Неизвестно, раскололся бы отец, вскрылась ли бы, как долго созревавший нарыв, его тайна? Не время и не место для откровенности там, где поблескивают множество окон и десятки глаз нетерпеливо следят за приближающейся фигурой доктора. Вот его шаги, покашливание. Самое главное здесь, в этом строго организованном мирке — к слову сказать, прекрасно приспособленном только для болезней, — бодрость хирурга, его уверенность в себе… Становится ясно — теперь я ему не нужен, забыт и выброшен из головы, сейчас все внимание только больным, пусть путаные их загадки и мелочные жалобы надоедают за день, как простывший больничный суп. Вижу его — запавшие щеки, потная шея, отмахивается от надоедливой мухи, застрял в длинной обеденной очереди… Но пока что он Илья-пророк, сошедший с огненной колесницы. Мгновение любуюсь отцом, теперь он и мой и не мой вновь его внимания мог бы удостоиться, лишь упав в обморок или получив неожиданную травму.

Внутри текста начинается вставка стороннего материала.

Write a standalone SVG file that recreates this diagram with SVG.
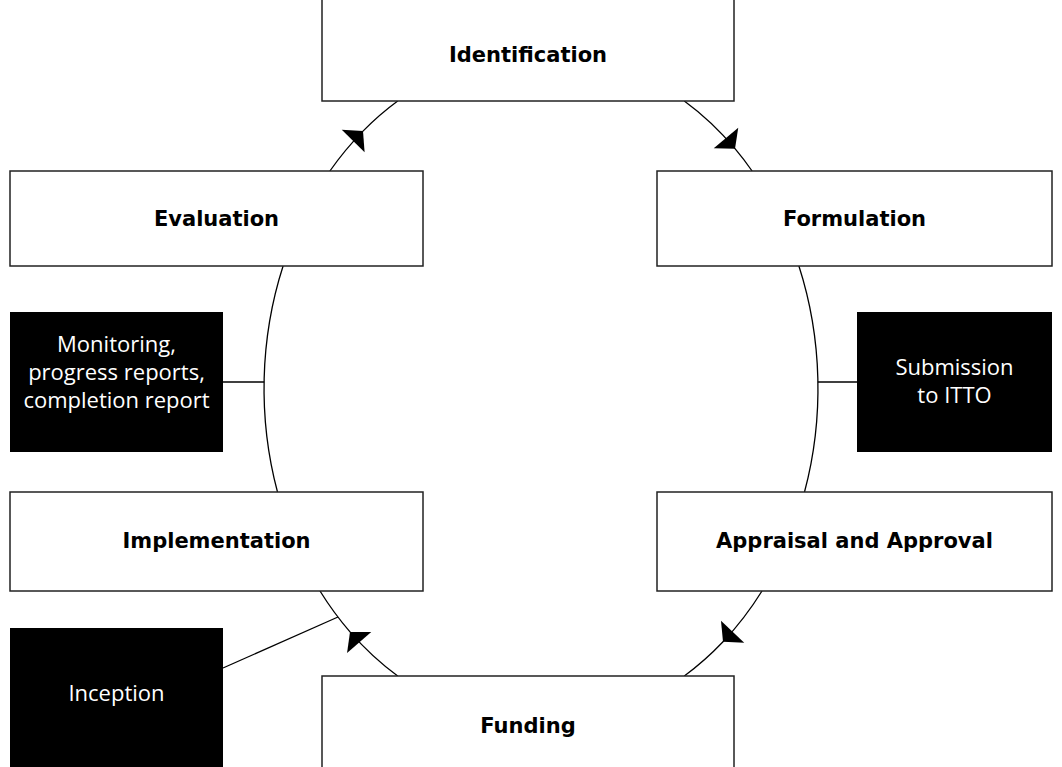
<svg xmlns="http://www.w3.org/2000/svg" width="1062" height="767" viewBox="0 0 1062 767">
<style>
.box{fill:#fff;stroke:#222;stroke-width:1.5}
.blk{fill:#000;stroke:none}
.lbl{font-family:"DejaVu Sans",Verdana,sans-serif;font-weight:bold;font-size:21px;fill:#000;text-anchor:middle}
.wt{font-family:"Open Sans","Noto Sans",sans-serif;font-size:22px;fill:#fff;text-anchor:middle}
.con{fill:none;stroke:#000;stroke-width:1.3}
</style>
<defs>
<marker id="ah" viewBox="-15 -17 16 34" refX="0" refY="0" markerWidth="16" markerHeight="34" markerUnits="userSpaceOnUse" orient="auto">
<path d="M0,0 L-14,-16 L-14,16 Z" fill="#000"/>
</marker>
</defs>
<rect width="1062" height="767" fill="#fff"/>
<g id="connectors">
<path class="con" marker-mid="url(#ah)" d="M684.3,101 A277,336 0 0 1 735,148.7 A277,336 0 0 1 752.1,171"/>
<path class="con" d="M798.9,266 A277,336 0 0 1 804.5,492"/>
<path class="con" marker-mid="url(#ah)" d="M762,591 A277,336 0 0 1 723,641.8 A277,336 0 0 1 684.3,676"/>
<path class="con" marker-mid="url(#ah)" d="M397.7,676 A277,336 0 0 1 350,631.9 A277,336 0 0 1 320,591"/>
<path class="con" d="M277.5,492 A277,336 0 0 1 283.1,266"/>
<path class="con" marker-mid="url(#ah)" d="M329.9,171 A277,336 0 0 1 363,131.1 A277,336 0 0 1 397.7,101"/>
<line class="con" x1="223" y1="382" x2="264.1" y2="382"/>
<line class="con" x1="817.9" y1="382" x2="857" y2="382"/>
<line class="con" x1="223" y1="668" x2="338" y2="617"/>
</g>
<g id="identification">
<rect class="box" x="322" y="-1" width="412" height="102"/>
<text class="lbl" x="528" y="62">Identification</text>
</g>
<g id="formulation">
<rect class="box" x="657" y="171" width="395" height="95"/>
<text class="lbl" x="854.5" y="226">Formulation</text>
</g>
<g id="submission">
<rect class="blk" x="857" y="312" width="195" height="140"/>
<text class="wt" x="954.5" y="375">Submission</text>
<text class="wt" x="954.5" y="403">to ITTO</text>
</g>
<g id="appraisal">
<rect class="box" x="657" y="492" width="395" height="99"/>
<text class="lbl" x="854.5" y="548">Appraisal and Approval</text>
</g>
<g id="funding">
<rect class="box" x="322" y="676" width="412" height="100"/>
<text class="lbl" x="528" y="733">Funding</text>
</g>
<g id="implementation">
<rect class="box" x="10" y="492" width="413" height="99"/>
<text class="lbl" x="216.5" y="548">Implementation</text>
</g>
<g id="inception">
<rect class="blk" x="10" y="628" width="213" height="145"/>
<text class="wt" x="116.5" y="701">Inception</text>
</g>
<g id="monitoring">
<rect class="blk" x="10" y="312" width="213" height="140"/>
<text class="wt" x="116.5" y="352">Monitoring,</text>
<text class="wt" x="116.5" y="380">progress reports,</text>
<text class="wt" x="116.5" y="408">completion report</text>
</g>
<g id="evaluation">
<rect class="box" x="10" y="171" width="413" height="95"/>
<text class="lbl" x="216.5" y="226">Evaluation</text>
</g>
</svg>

Представил собственную персону в окружении белых халатов, даже ощутил щекочущее удовольствие…

— Доктор! Подождите, доктор!

Погоня? Благодарный смертный с банкнотом в потном кулаке? Скользкий путь избрал бедняга, долго же будут гореть у него уши при воспоминании, как пытался он всучить «благодарность» доктору Наримантасу! А может, застукал его больной-коллекционер — некоторые собирают недуги, как почтовые марки или спичечные этикетки. Ну, этому скоро опротивеют любые коллекции!

Отец прижался к перилам, пригнул голову, чтобы кирпич, если кто вздумает запустить, пролетел, не задев макушки.

— Целый час дожидаюсь, а вы мимо!

Едва поставив ногу на первую ступеньку лестницы, Наримантас застыл, будто пригвоздила его стрела, и медленно начал поворачиваться всем телом, как волк или скованный болезнью Бехтерева человек. Скребли по цементу тяжелые стеклянные двери в металлической раме, в вестибюле кто-то ахал не от боли — от радости, этажом выше раздавался смех — фальцетом кудахтал мужчина, с лестницы тянуло сигаретным дымом. Я почувствовал, что и отец с удовольствием затянулся бы — мнет пустой карман пиджака. Подскочил, сунул пачку, он, не глядя на меня, выколупал из нее сигарету.